Another nice surprise is how the bowls influence behavior. When a kitchen object is attractive and easy to reach, you use it more often. Instead of rummaging around for mismatched containers, you start reaching for the Sylvia set automatically. Prep feels tidier. Serving feels easier. The countertop feels calmer. These are not earth-shaking revelations, but they are exactly the kind of daily improvements that make a home function better.
And then there is the storage factor. Nesting them back together after use is oddly satisfying, the kind of tiny domestic win that deserves more credit. They take up less room than a random tower of mixed bowls, and because they are coordinated, the cabinet looks more orderly. You are not battling an avalanche every time you need the colander hidden behind three unrelated serving pieces from 2017.

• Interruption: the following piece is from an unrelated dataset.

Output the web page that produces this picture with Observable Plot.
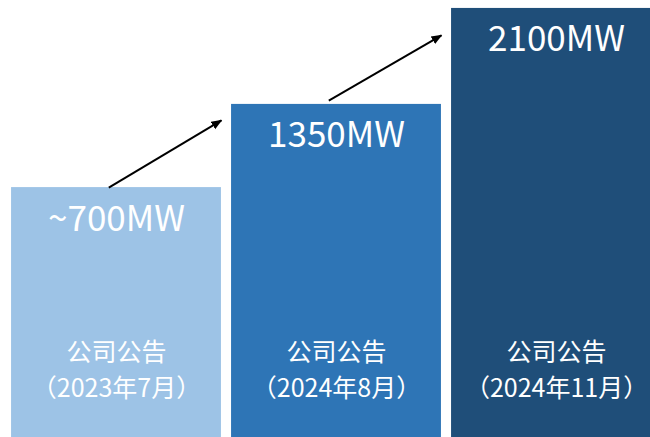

In a house with guests, the Sylvia bowls also become conversation starters. People notice them. Not in a flashy way, but in a “where did you get those?” way. They look collected rather than mass-produced, which gives the kitchen a more personal feel. And because they are useful, they never come across as decorative objects pretending to have jobs.
That is probably the best way to describe the overall experience: these bowls make everyday cooking feel slightly more curated without making it less practical. They are not miracle workers. They will not chop onions, load the dishwasher, or stop someone from putting sticky spoons in the sink. But they do make the ordinary rituals of cooking, serving, and tidying up feel a little smoother and a lot prettier. For a bowl set, that is a pretty impressive résumé.